Monday, August 20, 2018

The Dark Shadows Daybook: August 20



By PATRICK McCRAY

Taped on this date in 1970: Episode 1089

When David discovers the power to raise a crew of undead pirates, what can stop him from using it? David: David Henesy. (Repeat; 30 min.)

Gerard increases his hold on Collinwood by claiming Elizabeth, who sets up the bust on the rail that will fall on Julia in 1995. The children alternately escape from and to Gerard. Having found that there was a real Java Queen, David reenacts a spell to resurrect its crew.

1089 is what late stage DARK SHADOWS is all about. Suspicion. Paranoia. Bowing and scraping to sneering ghosts. And bad fashion. What’s not to love? In this case, the flaw of the show’s final months is also its strength -- pace. This is a rough & tumble, Edwardian, Young Man’s Big Book of Manly Adventure episode, but since the kids are serving pure evil, it also has the subversive delight of being a meditation on “What If the Hardy Boys Went Bad?” In creating it, the writers make the program a carnival spook show ride that seems very slightly broken… in an amusing way. This is complete with pirate lore, now with zombies! Can anyone walk away from that moment? Exactly.

Had this episode been done a year and a half earlier, with Quentin pulling these shenanigans, it would have scared the hell out of the daytime world. But James Storm had a very different quality than David Selby. Gerard’s Ghost was never allowed to charm nor maintain the mask of allusive neutrality. Even his smile was sarcastic. Storm would have made one of the show’s great heroes had they cast him as such, somewhere between Pennock, Selby, and Crothers. However, Gerard is just a tiringly unpleasant spirit… if you compare him to Quentin. If you take him as he is, Gerard is a nasty and cravenly spirit on an unambiguous mission to torture the residents of Collinwood and level their home. Quentin’s haunting created questions that demanded an answer. Gerard’s had far less mystery and far more evil. We were destined to love Quentin. The only thing we are destined to do with Gerard is await his death scene. And I say that as a fan.
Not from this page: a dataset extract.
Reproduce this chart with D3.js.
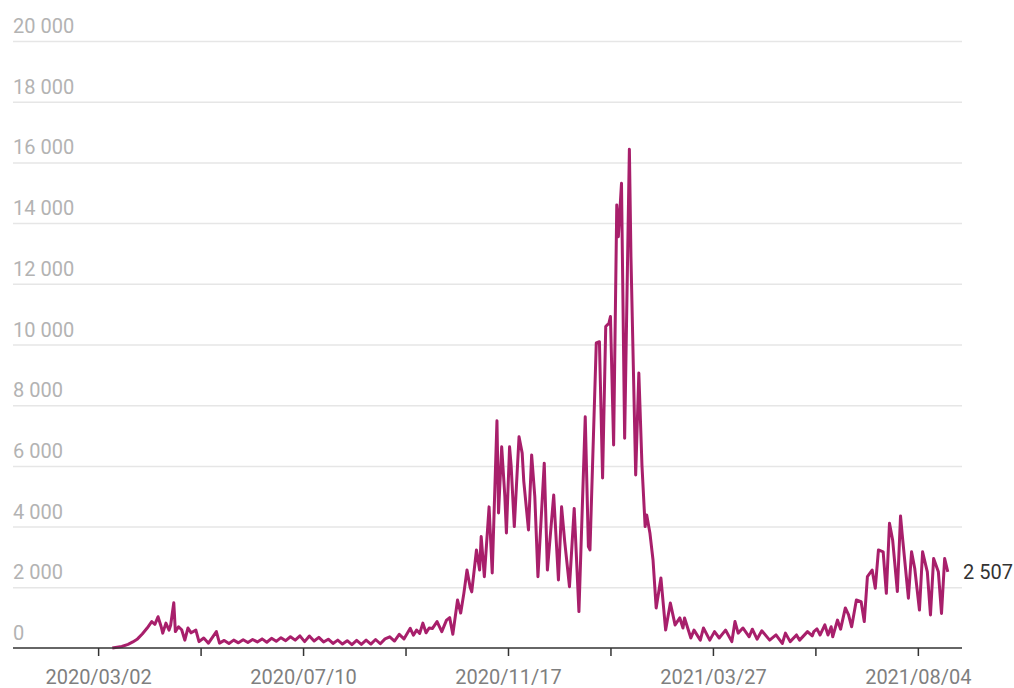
<!DOCTYPE html>
<html>
<head>
<meta charset="utf-8">
<script src="https://cdn.jsdelivr.net/npm/d3@7"></script>
<style>
  html, body { margin: 0; padding: 0; background: #fff; }
  svg { display: block; font-family: Roboto, "Noto Sans", sans-serif; }
</style>
</head>
<body>
<svg id="chart" width="1014" height="688"></svg>
<script>
// ---- data ----
const dates = [
"2020-03-11","2020-03-17","2020-03-21","2020-03-24","2020-03-27","2020-03-30","2020-04-02","2020-04-05","2020-04-07","2020-04-09",
"2020-04-11","2020-04-12","2020-04-14","2020-04-16","2020-04-17","2020-04-19","2020-04-20","2020-04-22","2020-04-24","2020-04-26",
"2020-04-28","2020-04-30","2020-05-03","2020-05-05","2020-05-08","2020-05-11","2020-05-16","2020-05-18","2020-05-21","2020-05-24",
"2020-05-27","2020-05-30","2020-06-02","2020-06-05","2020-06-08","2020-06-11","2020-06-14","2020-06-17","2020-06-20","2020-06-23",
"2020-06-26","2020-06-29","2020-07-02","2020-07-05","2020-07-08","2020-07-11","2020-07-14","2020-07-17","2020-07-20","2020-07-23",
"2020-07-26","2020-07-29","2020-08-01","2020-08-04","2020-08-07","2020-08-10","2020-08-13","2020-08-16","2020-08-19","2020-08-22",
"2020-08-25","2020-08-28","2020-08-31","2020-09-03","2020-09-06","2020-09-09","2020-09-12","2020-09-16","2020-09-18","2020-09-20",
"2020-09-22","2020-09-24","2020-09-26","2020-09-28","2020-09-30","2020-10-03","2020-10-06","2020-10-09","2020-10-11","2020-10-13",
"2020-10-16","2020-10-18","2020-10-20","2020-10-22","2020-10-24","2020-10-25","2020-10-28","2020-10-30","2020-10-31","2020-11-02",
"2020-11-05","2020-11-07","2020-11-10","2020-11-11","2020-11-13","2020-11-15","2020-11-16","2020-11-18","2020-11-19","2020-11-21",
"2020-11-24","2020-11-26","2020-11-27","2020-11-30","2020-12-02","2020-12-04","2020-12-06","2020-12-10","2020-12-12","2020-12-16",
"2020-12-19","2020-12-21","2020-12-23","2020-12-26","2020-12-29","2021-01-01","2021-01-05","2021-01-07","2021-01-08","2021-01-12",
"2021-01-14","2021-01-16","2021-01-18","2021-01-20","2021-01-21","2021-01-23","2021-01-25","2021-01-26","2021-01-28","2021-01-30",
"2021-02-02","2021-02-03","2021-02-06","2021-02-08","2021-02-10","2021-02-12","2021-02-13","2021-02-15","2021-02-17","2021-02-19",
"2021-02-22","2021-02-25","2021-02-28","2021-03-03","2021-03-06","2021-03-08","2021-03-09","2021-03-13","2021-03-15","2021-03-19",
"2021-03-21","2021-03-25","2021-03-28","2021-03-31","2021-04-04","2021-04-08","2021-04-10","2021-04-12","2021-04-15","2021-04-19",
"2021-04-21","2021-04-24","2021-04-27","2021-05-02","2021-05-06","2021-05-10","2021-05-12","2021-05-15","2021-05-19","2021-05-21",
"2021-05-26","2021-05-29","2021-05-30","2021-06-01","2021-06-03","2021-06-06","2021-06-08","2021-06-10","2021-06-11","2021-06-14",
"2021-06-16","2021-06-19","2021-06-21","2021-06-23","2021-06-26","2021-06-29","2021-07-01","2021-07-03","2021-07-06","2021-07-08",
"2021-07-10","2021-07-13","2021-07-15","2021-07-17","2021-07-19","2021-07-22","2021-07-24","2021-07-25","2021-07-29","2021-07-31",
"2021-08-02","2021-08-05","2021-08-07","2021-08-10","2021-08-12","2021-08-14","2021-08-17","2021-08-19","2021-08-21","2021-08-23"
];
const cases = [
0,50,120,200,300,460,650,870,780,1030,
700,490,820,590,750,1490,540,700,600,260,
660,500,590,210,330,160,540,160,250,150,
260,170,270,180,280,200,300,190,320,220,
340,240,370,260,400,210,395,230,350,200,
290,150,260,130,240,110,250,120,260,130,
280,140,300,370,230,450,300,650,420,590,
480,820,500,660,640,870,540,920,1000,450,
1580,1150,1800,2570,2000,1850,3230,2570,3670,2350,
4650,2470,7490,4450,6630,5000,3790,6630,6000,4000,
6960,6420,5500,3890,6360,5000,2350,6090,2570,5040,
2240,4650,3500,2020,4600,1200,7620,3340,3230,10050,
10090,5600,10590,10700,10920,6690,14600,13550,15310,6910,
16432,12890,5700,9060,6000,4000,4380,3800,2900,1320,
2310,590,1480,760,990,660,990,330,590,260,
660,260,540,330,590,210,870,490,660,370,
620,290,570,260,430,150,490,210,430,260,
540,400,540,630,430,760,430,700,370,920,
620,1320,1100,700,1580,1530,870,2350,2570,1970,
3230,3170,1800,4110,3560,1860,4350,3780,1640,3170,
2630,1250,3170,2510,1090,2950,2510,1140,2950,2507
];
const yTicks = [0, 2000, 4000, 6000, 8000, 10000, 12000, 14000, 16000, 18000, 20000];
const xTicks = ["2020-03-02","2020-05-06","2020-07-10","2020-09-13","2020-11-17","2021-01-21","2021-03-27","2021-05-31","2021-08-04"];
const xTickLabels = ["2020/03/02","","2020/07/10","","2020/11/17","","2021/03/27","","2021/08/04"];
const xDomain = ["2020-01-08","2021-09-01"];

// ---- layout ----
const parse = d3.utcParse("%Y-%m-%d");
const padL = 13, padR = 962, padT = 41, padB = 648;
const svg = d3.select("#chart");

const x = d3.scaleUtc().domain(xDomain.map(parse)).range([padL, padR]);
const y = d3.scaleLinear().domain([0, 20000]).range([padB, padT]);

const loc = d3.formatLocale({decimal: ",", thousands: "\u00a0", grouping: [3], currency: ["", ""]});
const fmt = loc.format(",d");

// gridlines + y labels
const gy = svg.append("g");
gy.selectAll("line").data(yTicks.filter(v => v > 0)).join("line")
  .attr("x1", padL).attr("x2", padR)
  .attr("y1", d => y(d) + 0.5).attr("y2", d => y(d) + 0.5)
  .attr("stroke", "#e6e6e6").attr("stroke-width", 1.5);
gy.selectAll("text").data(yTicks).join("text")
  .attr("x", padL).attr("y", d => y(d) - 8)
  .attr("fill", "#b3b3b3").attr("font-size", 20)
  .text(d => fmt(d));

// line
const data = dates.map((d, i) => ({date: parse(d), value: cases[i]}));
const line = d3.line().x(d => x(d.date)).y(d => y(d.value)).curve(d3.curveLinear);
svg.append("path").datum(data)
  .attr("d", line)
  .attr("fill", "none")
  .attr("stroke", "#a81f6b")
  .attr("stroke-width", 3)
  .attr("stroke-linejoin", "round");

// x axis
const xAxis = d3.axisBottom(x)
  .tickValues(xTicks.map(parse))
  .tickSize(8).tickPadding(14)
  .tickFormat((d, i) => xTickLabels[i]);
const gx = svg.append("g").attr("transform", `translate(0,${padB})`).call(xAxis);
gx.select(".domain").attr("stroke", "#333").attr("stroke-width", 1.5).attr("d", `M${padL},0H${padR}`);
gx.selectAll(".tick line").attr("stroke", "#333").attr("stroke-width", 1.5);
gx.selectAll(".tick text").attr("fill", "#7f7f7f").attr("font-size", 20)
  .attr("font-family", "Roboto, 'Noto Sans', sans-serif");

// last value label
const last = data[data.length - 1];
svg.append("text")
  .attr("x", padR + 1).attr("y", y(last.value) + 7)
  .attr("fill", "#333").attr("font-size", 20)
  .text(fmt(last.value));
</script>
</body>
</html>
Gerard seems to have a very odd take on being a ghost, and even worse luck. His highlight in 1089 might be his attempt to lunge at people who just slowly saunter out of his way. His arms remain outstretched in empty air, and we wonder if he has the power to chase them or rematerialize in their new path. Clearly not, so he just sneers some more. It’s an oddly humanizing moment for the specter, if unintended by the authors. There is a winningly lunkheaded quality to all of the proceedings. For instance, Gerard’s main punishment appears sartorial in nature. Each possessed person seems to be trying to outdo the others for Worst Outfit. Liz is in a hot pink, silk, overinflated whirlwind of cotton candy, bearing a cape. Hallie seems to be in a shifting paisley chameleon uniform that changes patterns and hue depending on which eyesore of a curtain she’s standing near. But David takes the nuclear-azure urinal cake in an astounding, blue, belted, scoop-neck sweater/vest that could not have been made nor meant for a man under any circumstances. Since when is Gerard raiding Eve Plumb’s wardrobe? That makes the best dressed person in the episode… Julia Hoffman. Not just Julia Hoffman, but Julia Hoffman in a plain, brown dress. It empowers her to warn Liz not to put the Greek bust on the narrow handrail by the stairs. (You’d have to be possessed to do it!) It’ll bean her on the head in The Future. But Liz is too hypnotized to do anything but scoff, and so it stays on the mantle, somehow keeping its precarious place as zombies pull the roof around it down from within. If I were Julia, that’s a sticky-tack secret I’d crave.

David rounds out the episode by wondering if Gerard will punish them further, so he waves the green flag to summon zombies who will destroy Collinwood. How would Gerard have punished the family if David hadn’t? Maybe by making them dress off-the-rack from Orbach’s. 

This episode was broadcast Aug. 27, 1970.